Nvidia is updating its Ultra Low Motion Blur (ULMB) technology, which could make gaming even smoother on high-end monitors. In an announcement on Sunday, Nvidia says its upgraded ULMB 2 feature is capable of providing over 1,000Hz of effective motion clarity with “practically zero” crosstalk — but only on 1440p 360Hz G-Sync monitors for now.

This means you no longer have to choose between having a more responsive refresh rate or reducing motion blur, both of which affect gameplay. Now Nvidia says the effective motion rate for a 360Hz monitor with ULMB 2 enabled is 1440Hz. “That means in order to obtain the same level of motion clarity without ULMB 2, gamers would need a classic panel capable of 1440 Hz,” Nvidia notes. You still can’t use it with variable refresh rate, though.

If you’re curious about how this all works, HotHardware has a great write-up detailing some of the technical aspects behind motion blurring and ULMB 2. Basically, since LCD and OLED monitors are “sample and hold” displays that only show static images until it refreshes, this leads your brain to see a blur attached to whatever your eyes are tracking across your screen, similar to the way that fast-moving objects appear blurry in real life.

There are already a couple of methods LCD and OLED monitors use to reduce motion blur, but neither does a perfect job. Some monitors quickly flash a backlight at the same time it refreshes an image, mimicking good ol’ CRT monitors, while other displays build upon this by adding a completely black image between each frame to help reduce blur. Both of these methods can cause unpleasant side effects, however, as they can make images appear dimmer and can cause a flickering effect.

But with ULMB 2, Nvidia is hoping to improve on these issues with full refresh rate backlight strobing and improved brightness. Instead of using the backlight to show how each pixel transitions from one color to the next, Nvidia says monitors with ULMB 2 will only shine the backlight on a pixel when it has fully completed the transition to its new color.

The company adds that the upgraded ULMB 2 ensures that the “pixels throughout the panel are at the right level at precisely the right time for the backlight to be flashed,” mitigating something called crosstalk, an issue that creates double images on a display when an object is in motion. It can also deliver 250 nits of brightness, which Nvidia says almost doubles the amount of brightness offered by the original ULMB.

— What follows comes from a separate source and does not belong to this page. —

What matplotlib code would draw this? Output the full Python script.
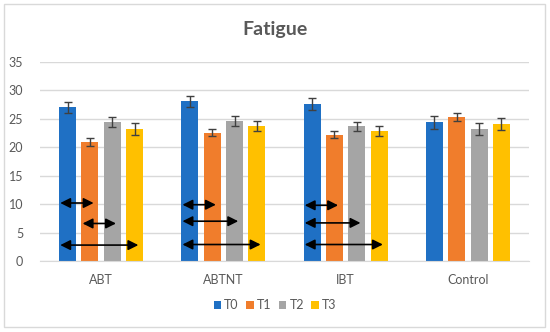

You can see ULMB 2 in action in the video embedded above, and it’s pretty impressive. Unfortunately, the feature isn’t available for a wide range of G-Sync monitors just yet, as you can only use the feature after applying a firmware update to the Acer Predator XB273U F or ASUS ROG Swift PG27AQN, both of which are 1440p displays that run at 360Hz.

The upcoming 540Hz ASUS ROG Swift Pro PG248QP and the 360Hz AOC AGON AG276QSG will also add support for ULMB 2, but there’s no word on whether it will come to the world’s first 500Hz monitor from Alienware. Of course, if you want to take advantage of these high refresh rates, you’ll need a PC that can actually run games at a high enough frames-per-second.